Instructions for the task: Retype the opening lines of the data exactly, stopping after the line that contains "type P = number[];". Skip every picture.

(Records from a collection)
┌──
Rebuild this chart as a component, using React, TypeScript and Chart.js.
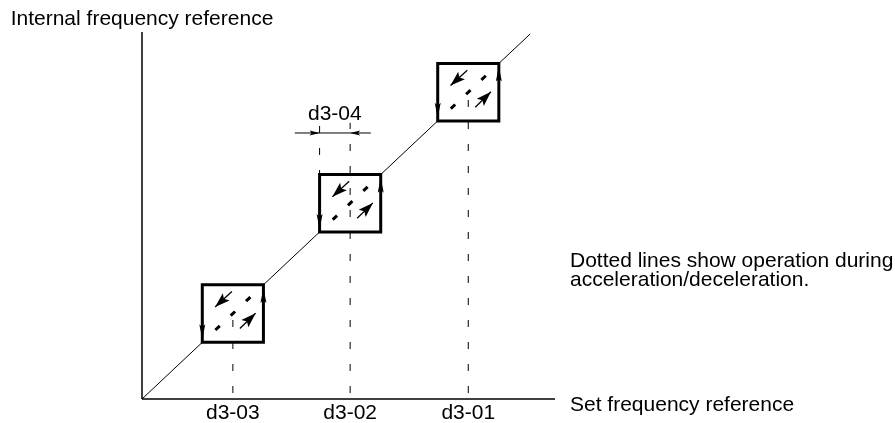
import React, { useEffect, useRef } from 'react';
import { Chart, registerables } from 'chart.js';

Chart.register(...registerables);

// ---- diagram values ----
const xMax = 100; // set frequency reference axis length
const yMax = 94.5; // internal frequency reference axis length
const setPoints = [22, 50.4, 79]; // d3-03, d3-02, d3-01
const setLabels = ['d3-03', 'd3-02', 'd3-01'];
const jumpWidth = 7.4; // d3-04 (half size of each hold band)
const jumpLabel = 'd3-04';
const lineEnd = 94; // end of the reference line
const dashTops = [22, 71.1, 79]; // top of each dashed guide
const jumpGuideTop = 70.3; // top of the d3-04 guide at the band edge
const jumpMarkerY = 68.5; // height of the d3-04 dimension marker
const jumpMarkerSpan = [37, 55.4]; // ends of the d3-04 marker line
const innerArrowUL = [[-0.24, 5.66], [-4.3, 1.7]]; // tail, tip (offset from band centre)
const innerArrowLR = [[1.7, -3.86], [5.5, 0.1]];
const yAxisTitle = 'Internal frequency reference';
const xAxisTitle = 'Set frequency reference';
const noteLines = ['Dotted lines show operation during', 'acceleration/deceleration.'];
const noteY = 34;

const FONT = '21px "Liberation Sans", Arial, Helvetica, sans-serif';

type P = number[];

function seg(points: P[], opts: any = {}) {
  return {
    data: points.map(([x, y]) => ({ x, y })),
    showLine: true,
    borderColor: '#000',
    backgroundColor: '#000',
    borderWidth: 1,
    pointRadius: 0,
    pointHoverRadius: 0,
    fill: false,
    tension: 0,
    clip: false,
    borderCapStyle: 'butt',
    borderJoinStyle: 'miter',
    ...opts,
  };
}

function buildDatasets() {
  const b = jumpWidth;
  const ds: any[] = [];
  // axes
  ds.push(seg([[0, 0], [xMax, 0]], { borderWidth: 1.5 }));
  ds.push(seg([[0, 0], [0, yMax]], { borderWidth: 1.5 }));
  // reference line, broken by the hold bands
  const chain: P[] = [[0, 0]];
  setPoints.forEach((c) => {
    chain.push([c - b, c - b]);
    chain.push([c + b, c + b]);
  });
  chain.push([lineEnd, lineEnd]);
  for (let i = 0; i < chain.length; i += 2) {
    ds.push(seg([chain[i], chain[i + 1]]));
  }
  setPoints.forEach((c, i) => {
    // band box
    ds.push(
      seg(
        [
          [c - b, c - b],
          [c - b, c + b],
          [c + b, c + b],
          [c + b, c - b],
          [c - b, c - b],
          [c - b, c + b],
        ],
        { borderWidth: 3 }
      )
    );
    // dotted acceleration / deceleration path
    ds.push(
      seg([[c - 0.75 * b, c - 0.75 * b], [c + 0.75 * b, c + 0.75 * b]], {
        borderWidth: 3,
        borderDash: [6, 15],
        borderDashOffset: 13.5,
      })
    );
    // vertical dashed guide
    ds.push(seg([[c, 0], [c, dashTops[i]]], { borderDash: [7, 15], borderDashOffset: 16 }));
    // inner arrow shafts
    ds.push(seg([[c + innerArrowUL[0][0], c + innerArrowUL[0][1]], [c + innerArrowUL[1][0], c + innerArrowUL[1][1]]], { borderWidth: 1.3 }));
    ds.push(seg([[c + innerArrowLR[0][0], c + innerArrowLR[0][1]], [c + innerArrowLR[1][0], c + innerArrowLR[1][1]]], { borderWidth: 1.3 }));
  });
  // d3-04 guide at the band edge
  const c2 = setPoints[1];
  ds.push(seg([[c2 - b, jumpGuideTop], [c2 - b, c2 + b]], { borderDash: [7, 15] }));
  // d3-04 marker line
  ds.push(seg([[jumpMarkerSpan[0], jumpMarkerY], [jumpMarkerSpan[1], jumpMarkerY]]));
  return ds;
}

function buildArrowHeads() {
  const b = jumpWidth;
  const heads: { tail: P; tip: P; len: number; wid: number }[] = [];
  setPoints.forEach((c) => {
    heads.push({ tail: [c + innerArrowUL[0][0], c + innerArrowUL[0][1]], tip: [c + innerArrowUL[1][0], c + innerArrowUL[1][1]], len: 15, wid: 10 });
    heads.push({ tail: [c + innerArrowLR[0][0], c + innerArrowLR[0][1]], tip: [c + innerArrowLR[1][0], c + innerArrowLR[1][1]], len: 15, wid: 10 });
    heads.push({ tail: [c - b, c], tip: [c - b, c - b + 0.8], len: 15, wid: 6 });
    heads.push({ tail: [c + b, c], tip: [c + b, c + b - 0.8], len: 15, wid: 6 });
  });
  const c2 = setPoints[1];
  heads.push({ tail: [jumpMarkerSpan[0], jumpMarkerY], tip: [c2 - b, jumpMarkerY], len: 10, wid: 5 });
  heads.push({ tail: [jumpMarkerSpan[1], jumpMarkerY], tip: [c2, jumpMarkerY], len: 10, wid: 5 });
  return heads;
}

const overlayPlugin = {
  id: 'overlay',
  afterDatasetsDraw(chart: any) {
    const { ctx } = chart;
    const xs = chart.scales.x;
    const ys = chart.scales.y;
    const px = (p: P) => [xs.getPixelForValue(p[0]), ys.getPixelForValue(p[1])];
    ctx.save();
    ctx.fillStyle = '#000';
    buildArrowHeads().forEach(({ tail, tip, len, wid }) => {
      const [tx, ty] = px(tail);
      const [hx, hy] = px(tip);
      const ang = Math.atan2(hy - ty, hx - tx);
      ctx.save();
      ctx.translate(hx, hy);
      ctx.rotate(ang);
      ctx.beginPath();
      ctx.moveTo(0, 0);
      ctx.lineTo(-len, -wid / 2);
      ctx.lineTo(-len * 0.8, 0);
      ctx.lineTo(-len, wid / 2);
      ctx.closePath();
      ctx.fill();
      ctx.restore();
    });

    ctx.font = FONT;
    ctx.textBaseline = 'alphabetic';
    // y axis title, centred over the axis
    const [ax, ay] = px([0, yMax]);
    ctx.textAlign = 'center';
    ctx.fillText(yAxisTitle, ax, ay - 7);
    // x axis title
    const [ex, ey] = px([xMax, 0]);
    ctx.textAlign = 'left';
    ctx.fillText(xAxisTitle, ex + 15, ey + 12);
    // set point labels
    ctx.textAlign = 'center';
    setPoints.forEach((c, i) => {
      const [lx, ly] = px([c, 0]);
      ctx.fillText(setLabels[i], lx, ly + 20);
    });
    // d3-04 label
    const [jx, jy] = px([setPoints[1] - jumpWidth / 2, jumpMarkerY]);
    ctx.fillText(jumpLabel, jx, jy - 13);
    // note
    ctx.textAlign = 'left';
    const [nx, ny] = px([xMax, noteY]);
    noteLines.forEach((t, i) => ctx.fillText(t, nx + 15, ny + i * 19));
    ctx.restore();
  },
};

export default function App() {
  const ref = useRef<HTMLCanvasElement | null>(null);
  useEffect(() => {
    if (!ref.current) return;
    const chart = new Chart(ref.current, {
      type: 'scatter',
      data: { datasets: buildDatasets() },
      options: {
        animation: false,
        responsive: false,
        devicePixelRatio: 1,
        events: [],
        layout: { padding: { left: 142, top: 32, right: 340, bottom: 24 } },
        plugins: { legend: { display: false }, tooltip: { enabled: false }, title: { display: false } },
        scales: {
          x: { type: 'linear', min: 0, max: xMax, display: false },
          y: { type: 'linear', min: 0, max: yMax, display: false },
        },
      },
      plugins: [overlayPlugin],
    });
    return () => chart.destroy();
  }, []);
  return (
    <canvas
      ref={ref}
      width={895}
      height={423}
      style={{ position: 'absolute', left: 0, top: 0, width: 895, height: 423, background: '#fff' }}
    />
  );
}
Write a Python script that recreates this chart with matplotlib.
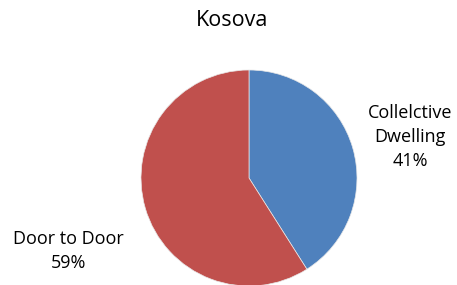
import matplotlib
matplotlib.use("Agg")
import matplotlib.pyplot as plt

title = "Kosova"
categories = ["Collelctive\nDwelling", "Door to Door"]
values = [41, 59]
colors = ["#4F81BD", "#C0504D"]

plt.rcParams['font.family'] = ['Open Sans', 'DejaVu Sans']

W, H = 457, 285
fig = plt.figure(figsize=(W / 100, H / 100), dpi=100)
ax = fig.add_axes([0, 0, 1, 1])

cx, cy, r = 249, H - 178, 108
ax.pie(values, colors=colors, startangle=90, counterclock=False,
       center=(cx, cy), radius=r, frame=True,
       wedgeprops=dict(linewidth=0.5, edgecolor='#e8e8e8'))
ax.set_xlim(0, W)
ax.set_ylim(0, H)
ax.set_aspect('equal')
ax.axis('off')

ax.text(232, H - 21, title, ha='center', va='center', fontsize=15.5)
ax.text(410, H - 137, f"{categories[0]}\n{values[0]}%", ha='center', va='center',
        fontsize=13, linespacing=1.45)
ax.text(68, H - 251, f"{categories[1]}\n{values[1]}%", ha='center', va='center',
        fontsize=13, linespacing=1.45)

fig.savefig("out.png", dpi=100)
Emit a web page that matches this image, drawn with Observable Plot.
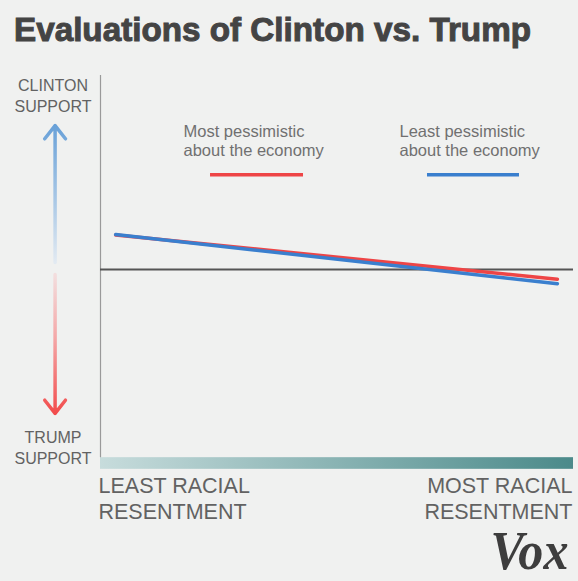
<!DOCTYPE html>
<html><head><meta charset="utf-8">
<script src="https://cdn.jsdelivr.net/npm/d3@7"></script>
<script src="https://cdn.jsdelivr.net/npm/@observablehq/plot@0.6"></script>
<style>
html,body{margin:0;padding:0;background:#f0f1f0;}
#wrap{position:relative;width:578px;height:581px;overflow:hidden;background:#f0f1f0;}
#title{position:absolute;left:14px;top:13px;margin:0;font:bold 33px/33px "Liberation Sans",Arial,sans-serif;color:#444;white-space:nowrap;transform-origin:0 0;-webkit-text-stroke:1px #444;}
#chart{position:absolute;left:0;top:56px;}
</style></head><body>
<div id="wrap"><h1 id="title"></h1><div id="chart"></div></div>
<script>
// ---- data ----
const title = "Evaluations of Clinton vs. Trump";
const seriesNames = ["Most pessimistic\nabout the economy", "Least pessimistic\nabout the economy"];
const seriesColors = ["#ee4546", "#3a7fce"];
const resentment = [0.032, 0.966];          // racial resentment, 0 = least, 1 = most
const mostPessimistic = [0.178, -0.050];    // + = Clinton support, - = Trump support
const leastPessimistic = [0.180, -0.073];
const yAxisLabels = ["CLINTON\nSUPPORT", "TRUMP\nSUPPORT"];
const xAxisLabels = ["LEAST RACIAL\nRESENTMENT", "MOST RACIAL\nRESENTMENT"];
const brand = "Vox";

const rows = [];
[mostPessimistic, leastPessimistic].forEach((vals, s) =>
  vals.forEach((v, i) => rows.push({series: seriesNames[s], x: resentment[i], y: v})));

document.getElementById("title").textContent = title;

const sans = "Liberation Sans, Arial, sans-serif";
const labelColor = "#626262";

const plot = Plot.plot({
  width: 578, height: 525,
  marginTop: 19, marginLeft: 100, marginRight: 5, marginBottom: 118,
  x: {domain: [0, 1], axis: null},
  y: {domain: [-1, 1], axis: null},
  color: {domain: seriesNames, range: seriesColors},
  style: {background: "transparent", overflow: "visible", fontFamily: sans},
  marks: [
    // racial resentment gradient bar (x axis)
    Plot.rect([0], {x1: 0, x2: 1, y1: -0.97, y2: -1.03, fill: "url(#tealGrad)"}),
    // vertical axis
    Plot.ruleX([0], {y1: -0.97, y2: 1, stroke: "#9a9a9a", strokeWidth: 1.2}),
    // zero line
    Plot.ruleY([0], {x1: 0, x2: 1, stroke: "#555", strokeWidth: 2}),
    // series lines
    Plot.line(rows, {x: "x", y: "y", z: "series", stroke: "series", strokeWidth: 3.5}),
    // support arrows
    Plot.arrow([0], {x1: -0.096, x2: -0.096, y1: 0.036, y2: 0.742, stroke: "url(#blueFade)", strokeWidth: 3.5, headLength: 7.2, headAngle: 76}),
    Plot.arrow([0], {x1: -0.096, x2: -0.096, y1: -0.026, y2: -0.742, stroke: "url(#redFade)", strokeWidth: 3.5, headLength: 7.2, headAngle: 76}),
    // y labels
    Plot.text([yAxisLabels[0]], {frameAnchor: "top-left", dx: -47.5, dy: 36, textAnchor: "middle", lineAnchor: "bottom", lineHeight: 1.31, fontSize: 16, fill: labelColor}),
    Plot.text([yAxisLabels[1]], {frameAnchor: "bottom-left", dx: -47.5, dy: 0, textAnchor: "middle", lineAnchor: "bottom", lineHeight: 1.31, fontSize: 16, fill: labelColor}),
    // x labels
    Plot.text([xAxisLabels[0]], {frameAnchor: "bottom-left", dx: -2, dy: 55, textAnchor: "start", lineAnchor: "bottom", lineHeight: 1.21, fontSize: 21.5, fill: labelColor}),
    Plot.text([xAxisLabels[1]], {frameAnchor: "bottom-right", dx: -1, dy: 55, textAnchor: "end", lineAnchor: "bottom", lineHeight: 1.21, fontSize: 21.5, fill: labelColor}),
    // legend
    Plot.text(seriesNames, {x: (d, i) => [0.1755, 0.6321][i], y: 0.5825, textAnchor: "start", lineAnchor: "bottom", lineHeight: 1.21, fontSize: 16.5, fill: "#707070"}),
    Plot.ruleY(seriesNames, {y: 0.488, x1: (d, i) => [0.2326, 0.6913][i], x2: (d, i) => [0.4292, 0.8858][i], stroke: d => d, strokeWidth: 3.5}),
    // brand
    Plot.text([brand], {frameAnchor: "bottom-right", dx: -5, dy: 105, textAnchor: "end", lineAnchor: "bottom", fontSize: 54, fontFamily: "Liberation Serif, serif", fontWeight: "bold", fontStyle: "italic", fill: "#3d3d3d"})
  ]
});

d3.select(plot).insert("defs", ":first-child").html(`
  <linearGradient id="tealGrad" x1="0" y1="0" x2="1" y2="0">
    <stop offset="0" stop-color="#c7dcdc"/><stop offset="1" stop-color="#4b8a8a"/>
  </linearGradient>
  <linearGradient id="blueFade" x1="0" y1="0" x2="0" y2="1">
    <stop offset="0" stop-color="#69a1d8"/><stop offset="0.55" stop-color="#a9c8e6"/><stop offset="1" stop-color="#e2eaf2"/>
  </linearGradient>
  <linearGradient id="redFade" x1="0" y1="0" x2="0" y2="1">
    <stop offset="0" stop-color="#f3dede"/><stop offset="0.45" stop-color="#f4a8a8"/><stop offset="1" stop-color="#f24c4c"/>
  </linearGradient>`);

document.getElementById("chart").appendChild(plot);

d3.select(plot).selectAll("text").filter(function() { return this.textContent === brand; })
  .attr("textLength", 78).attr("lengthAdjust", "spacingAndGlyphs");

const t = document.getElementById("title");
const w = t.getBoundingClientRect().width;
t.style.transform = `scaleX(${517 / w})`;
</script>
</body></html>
└──
Exercise result:
Rebuild this chart as a component, using React, TypeScript and Chart.js.
import React, { useEffect, useRef } from 'react';
import { Chart, registerables } from 'chart.js';

Chart.register(...registerables);

// ---- diagram values ----
const xMax = 100; // set frequency reference axis length
const yMax = 94.5; // internal frequency reference axis length
const setPoints = [22, 50.4, 79]; // d3-03, d3-02, d3-01
const setLabels = ['d3-03', 'd3-02', 'd3-01'];
const jumpWidth = 7.4; // d3-04 (half size of each hold band)
const jumpLabel = 'd3-04';
const lineEnd = 94; // end of the reference line
const dashTops = [22, 71.1, 79]; // top of each dashed guide
const jumpGuideTop = 70.3; // top of the d3-04 guide at the band edge
const jumpMarkerY = 68.5; // height of the d3-04 dimension marker
const jumpMarkerSpan = [37, 55.4]; // ends of the d3-04 marker line
const innerArrowUL = [[-0.24, 5.66], [-4.3, 1.7]]; // tail, tip (offset from band centre)
const innerArrowLR = [[1.7, -3.86], [5.5, 0.1]];
const yAxisTitle = 'Internal frequency reference';
const xAxisTitle = 'Set frequency reference';
const noteLines = ['Dotted lines show operation during', 'acceleration/deceleration.'];
const noteY = 34;

const FONT = '21px "Liberation Sans", Arial, Helvetica, sans-serif';

type P = number[];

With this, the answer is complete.